# Officials Overstepping??



## IH 1586 (Oct 16, 2014)

Depends on who you believe.

http://www.usatoday.com/story/news/nation-now/2015/11/28/iowa-farmer-state-square-prize-antlers/76516166/


----------



## Vol (Jul 5, 2009)

One heck of a buck...something smells about the whole thing. Buck looks to be well over 180" so with that much bone, some folks would do anything.....

Regards, Mike


----------



## Thorim (Jan 19, 2015)

Funny it used to be innocent until proven guilty, know its seem your guilty and you have prove your innocent


----------



## steve IN (Jan 13, 2010)

The DNR is a boot jack thug organization that needs to be eliminated. I for one am tired of feeding these deer and other wildlife that they use as job security. A police officer has to have a warrant to even come on your property to search for manything. The DNR just do it out spite or because their ego's are bigger than the stubby little appendage in thier pants. Just another example of a over reaching government beuracracy.


----------



## glasswrongsize (Sep 15, 2015)

steve IN said:


> The DNR is a boot jack thug organization that needs to be eliminated. ... A police officer has to have a warrant to even come on your property to search for manything. The DNR just do it out spite or because their ego's are bigger than the stubby little appendage in thier pants. Just another example of a over reaching government beuracracy.


Harrumph!!

Around my neck of the woods, the possum cops are jerks. They are a division of State police and are even worse than the seat-belt-ticket-writing brothers. I know a decent trooper that gave up being a possum cop because, in his explanation, he rarely caught criminals. He mostly ended up writing tickets to a poor family out for a cheap family time and someone didn't have a whistle in the canoe or too many hooks in the water etc...
You might have to check your state, but HERE, the possom cops can come into your house and check your freezer, look at all your junk, go driving across your land to get to some poor deer hunter just to see if he is doing something wrong. NOT!!!! They have most of the general public believing that they can and no one stands up to them. IF you do not allow them into your place, the worst they can do is have sanctions on your hunting privileges. IF you let them in, they WILL find some chicken shit reason to give you a ticket or take you to jail.
Make nice with your local law enf, make nice with the local prosecuting attorney. HERE, for the most part, possom cops write a citation and the state's attorney will not prosecute a junk ticket(if you respectfully challenge it). Also, HERE, you can pay a ticket over the counter and wind up with a criminal history from it.(which is afoul of charges that can result in jail time/give you a criminal history) HERE, they have very few friends in the among the judges and prosecutors....so just a word to everyone...KNOW your rights and if you don't know them, learn them.
I could go on and on and give examples of illegalities and things you need to know if you're a hunter, but bottom line, they are law enforcement... if a cop can't do it, then neither can they.
73, Mark


----------



## somedevildawg (Jun 20, 2011)

steve IN said:


> The DNR is a boot jack thug organization that needs to be eliminated. I for one am tired of feeding these deer and other wildlife that they use as job security. A police officer has to have a warrant to even come on your property to search for manything. The DNR just do it out spite or because their ego's are bigger than the stubby little appendage in thier pants. Just another example of a over reaching government beuracracy.
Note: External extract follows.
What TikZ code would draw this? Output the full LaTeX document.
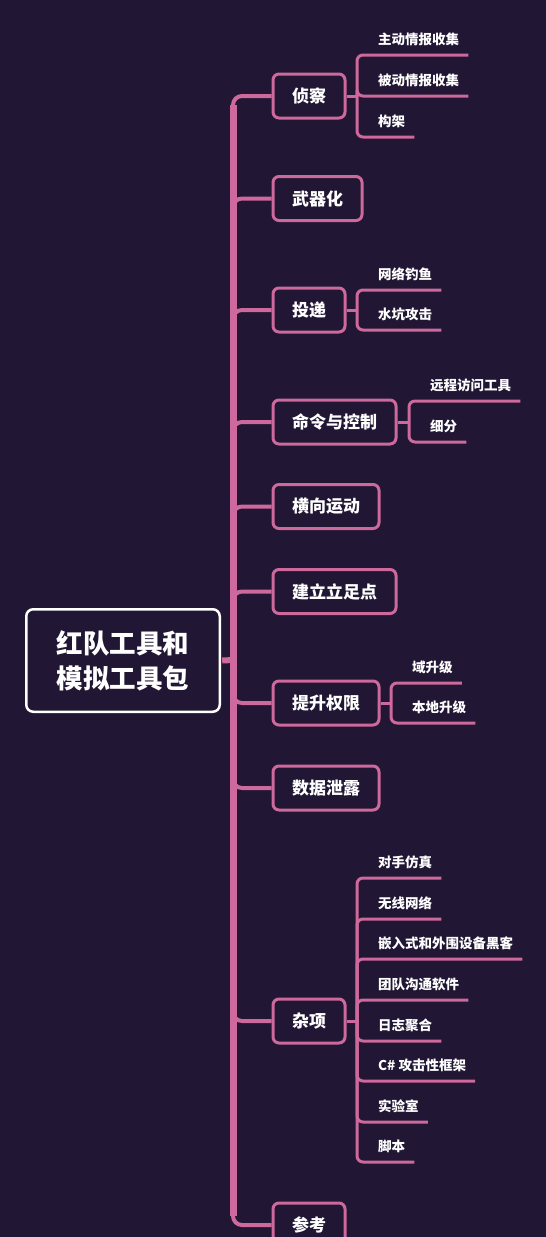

I agree, they have become political in our state the last few years.....I'm all for wildlife biology and conservation but when the biologist stop making the rules in the best interest of our wildlife and start bowing to political pressures they cease to do an effective job.....


----------



## stack em up (Mar 7, 2013)

glasswrongsize said:


> Harrumph!!
> Around my neck of the woods, the possum cops are jerks. They are a division of State police and are even worse than the seat-belt-ticket-writing brothers. I know a decent trooper that gave up being a possum cop because, in his explanation, he rarely caught criminals. He mostly ended up writing tickets to a poor family out for a cheap family time and someone didn't have a whistle in the canoe or too many hooks in the water etc...
> You might have to check your state, but HERE, the possom cops can come into your house and check your freezer, look at all your junk, go driving across your land to get to some poor deer hunter just to see if he is doing something wrong. NOT!!!! They have most of the general public believing that they can and no one stands up to them. IF you do not allow them into your place, the worst they can do is have sanctions on your hunting privileges. IF you let them in, they WILL find some chicken shit reason to give you a ticket or take you to jail.
> Make nice with your local law enf, make nice with the local prosecuting attorney. HERE, for the most part, possom cops write a citation and the state's attorney will not prosecute a junk ticket(if you respectfully challenge it). Also, HERE, you can pay a ticket over the counter and wind up with a criminal history from it.(which is afoul of charges that can result in jail time/give you a criminal history) HERE, they have very few friends in the among the judges and prosecutors....so just a word to everyone...KNOW your rights and if you don't know them, learn them.
> ...


But tell us how you really feel! Our DNR isn't too bad around these parts. Gotta go to central MN and north and they become much more arrogant and self righteous. It's the biggest reason I don't go fishing up North anymore. That and I've all but forgotten how to fish...


----------



## luke strawwalker (Jul 31, 2014)

Thorim said:


> Funny it used to be innocent until proven guilty, know its seem your guilty and you have prove your innocent


Yeah... well, you're just not thinking about the Constitution as a "living document" like Obummer and all these other big gubmint types think...

Later! OL JR


----------